Yeah I've heard that, I don't know how effective that would really be though.I guess it could work against longer projectiles like javelins and sporadic arrows/stones but I don't see it being much use against massed arrows/bolts moving at high speed from an angle.

why did no one ever thought of throwing ropes and nets into the spear formation?

>one and is more efficient since the front 3-4 ranks are all contributing to the battle
Nigger. It's sixteen ranks deep. 16. For every 4 fighting, you have 12 who can't even see the enemy.

>There are records of different infantry types like thureophoroi and Thorakitai in Hellenistic states that appear to be more flexible in their roles so reforms within the Hellenistic scope shouldn't be impossible
This shift came about before those states existed, and is EXACTLY the sort of thing he's talking about. It was a culture reacting to new realities of war, and not something that was or oculd be ordained form the top down.

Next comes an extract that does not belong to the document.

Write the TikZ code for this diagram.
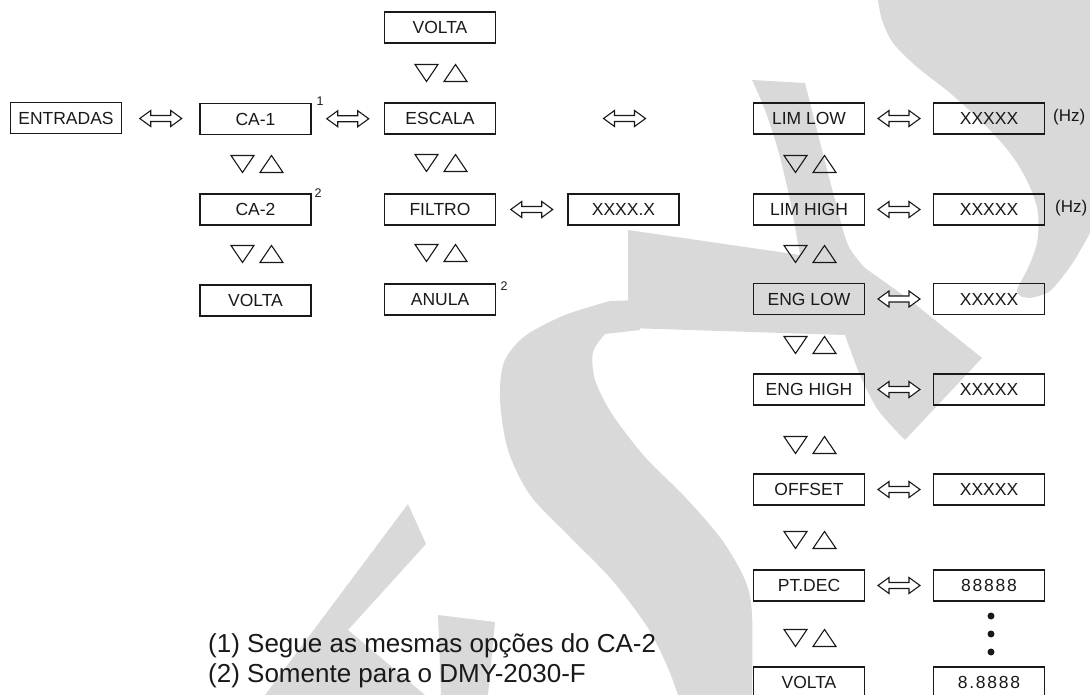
\documentclass[tikz,border=0pt]{standalone}
\usepackage{fontspec}
\setmainfont{Liberation Sans}
\usetikzlibrary{calc}
\definecolor{wm}{RGB}{217,217,217}
\definecolor{ink}{RGB}{25,25,25}
\newcommand{\dblarr}[2]{%
  \path (#1.east) -- (#2.west) coordinate[pos=0.5] (m-#1-#2);
  \draw[arr] ([shift={(-21pt,0pt)}]m-#1-#2) -- ++(11pt,8pt) -- ++(0pt,-5pt) -- ++(20pt,0pt) -- ++(0pt,5pt) -- ++(11pt,-8pt) -- ++(-11pt,-8pt) -- ++(0pt,5pt) -- ++(-20pt,0pt) -- ++(0pt,-5pt) -- cycle;}
\begin{document}
\begin{tikzpicture}[x=1pt,y=-1pt,
  box/.style={draw=ink, line width=1.3pt, minimum width=111pt, minimum height=31pt, inner sep=0pt, font=\fontsize{17.5}{19}\selectfont, text=ink},
  digits/.style={font=\fontsize{17.5}{19}\selectfont\addfontfeature{LetterSpace=10}},
  sup/.style={inner sep=0pt, font=\fontsize{12.5}{14}\selectfont, text=ink},
  hz/.style={inner sep=0pt, anchor=west, font=\fontsize{17}{19}\selectfont, text=ink},
  note/.style={inner sep=0pt, anchor=base west, font=\fontsize{26}{28}\selectfont, text=ink},
  arr/.style={draw=ink, line width=1.1pt, fill=white, line join=miter},
  tri/.style={draw=ink, line width=1.1pt, line join=miter},
  updown/.style={minimum width=56pt, minimum height=21pt, inner sep=0pt,
    path picture={
      \draw[tri] ([shift={(-26pt,8.5pt)}]path picture bounding box.center) -- ++(23pt,0pt) -- ++(-11.5pt,-17pt) -- cycle;
      \draw[tri] ([shift={(3pt,-8.5pt)}]path picture bounding box.center) -- ++(23pt,0pt) -- ++(-11.5pt,17pt) -- cycle;}},
  dot/.style={circle, fill=ink, inner sep=0pt, minimum size=7pt}]
\useasboundingbox (0,0) rectangle (1090,695);
% ---- watermark ----
\fill[wm] plot[smooth] coordinates {(878,0) (882,20) (893,43) (917,67) (950,93) (987,127) (1013,157) (1030,187) (1038,213) (1037,243) (1028,268) (1017,290) (1022,297)}
  -- plot[smooth] coordinates {(1030,298) (1050,291) (1072,264) (1090,233)} -- (1090,0) -- cycle;
\fill[wm] (752,80) -- (805,83) -- plot[smooth] coordinates {(805,83) (822,150) (835,200) (848,245) (865,268)}
  -- (910,300) -- (982,358) -- (905,440)
  -- plot[smooth] coordinates {(905,440) (878,410) (860,375) (845,335)}
  -- (628,328) -- (628,230) -- (800,255)
  -- plot[smooth] coordinates {(800,255) (790,200) (778,150) (765,110) (752,80)} -- cycle;
\fill[wm] (640,300) -- plot[smooth] coordinates {(610,301) (565,315) (525,336) (504,362) (500,400) (508,450) (530,495) (570,537) (612,580) (648,628) (668,668) (678,695)}
  -- (752,695) -- plot[smooth] coordinates {(752,695) (752,614) (745,580) (722,540) (685,497) (645,457) (612,414) (595,380) (593,352) (605,334)} -- (640,330) -- cycle;
\fill[wm] (408,504) -- (426,544) -- (348,630) -- (425,695) -- (265,695) -- cycle;
\fill[wm] (438,615) -- (495,622) -- (488,695) -- (441,695) -- cycle;
% ---- column 1 ----
\node[box] (entradas) at (66,118) {ENTRADAS};
\node[box] (ca1) at (255.5,119) {CA-1};
\node[box] (ca2) at (255.5,209.5) {CA-2};
\node[box] (volta1) at (255.5,300.5) {VOLTA};
\node[updown] (t11) at (257,164) {};
\node[updown] (t12) at (257,254) {};
\node[sup] (s1) at (320,101) {1};
\node[sup] (s2) at (318,193) {2};
% ---- column 2 ----
\node[box] (volta2) at (440,27.5) {VOLTA};
\node[box] (escala) at (440,118.5) {ESCALA};
\node[box] (filtro) at (440,209.5) {FILTRO};
\node[box] (anula) at (440,299.5) {ANULA};
\node[box] (xx) at (623.5,209.5) {XXXX.X};
\node[updown] (t20) at (441,73) {};
\node[updown] (t21) at (441,163) {};
\node[updown] (t22) at (441,253) {};
\node[sup] (s3) at (504,286) {2};
% ---- column 3 ----
\node[box] (limlow) at (809,118.5) {LIM LOW};
\node[box] (limhigh) at (809,209.5) {LIM HIGH};
\node[box] (englow) at (809,299) {ENG LOW};
\node[box] (enghigh) at (809,389.5) {ENG HIGH};
\node[box] (offset) at (809,489.5) {OFFSET};
\node[box] (ptdec) at (809,585.5) {PT.DEC};
\node[box] (volta3) at (809,682.5) {VOLTA};
\node[updown] (t31) at (810,164) {};
\node[updown] (t32) at (810,254) {};
\node[updown] (t33) at (810,345) {};
\node[updown] (t34) at (810,445) {};
\node[updown] (t35) at (810,540) {};
\node[updown] (t36) at (810,638) {};
% ---- column 4 ----
\node[box] (v1) at (989,118.5) {XXXXX};
\node[box] (v2) at (989,209.5) {XXXXX};
\node[box] (v3) at (989,299) {XXXXX};
\node[box] (v4) at (989,389.5) {XXXXX};
\node[box] (v5) at (989,489.5) {XXXXX};
\node[box, digits] (v6) at (989,585.5) {88888};
\node[box, digits] (v7) at (989,682.5) {8.8888};
\node[dot] (d1) at (991,616) {};
\node[dot] (d2) at (991,634) {};
\node[dot] (d3) at (991,652) {};
\node[hz] (hz1) at (1053,117) {(Hz)};
\node[hz] (hz2) at (1055,208) {(Hz)};
% ---- arrows ----
\dblarr{entradas}{ca1}
\dblarr{ca1}{escala}
\dblarr{escala}{limlow}
\dblarr{filtro}{xx}
\dblarr{limlow}{v1}
\dblarr{limhigh}{v2}
\dblarr{englow}{v3}
\dblarr{enghigh}{v4}
\dblarr{offset}{v5}
\dblarr{ptdec}{v6}
% ---- notes ----
\node[note] (n1) at (208,652) {(1) Segue as mesmas opções do CA-2};
\node[note] (n2) at (208,682) {(2) Somente para o DMY-2030-F};
\end{tikzpicture}
\end{document}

Fuck, entire city-states in greece fought in that manner, while other fought with pikes and some still fielded traditional hoplites.

You have what you have, and you arm the ones you trust.

Shooting at them did jack shit. Didn't work for the persians, didn't work for the steppe warriors who tried to stop them, and it didn't work for the Romans at magnesia.

Men who have helmets, armor, and shields tends to be resistant to being shot at even before you give them a roof of pikes.

which is why the greeks completely dropped the pike phalanx later.

Where is the stream?

>which is why the greeks completely dropped the pike phalanx later.
No they didn't.

let me clarify. The successor states that fought with other successor states used pikemen.
The peripheral states like the bactrians completely dropped it due to the far higher numbers of skirmishers in the east.

I'd be willing to bet money that was a direct result of them not having the greek manpower needed to field a decent phalanx in the first place.

very effective head up
very ineffective once they met the roman checkered formation

you can always train more people to use the pike phalanx.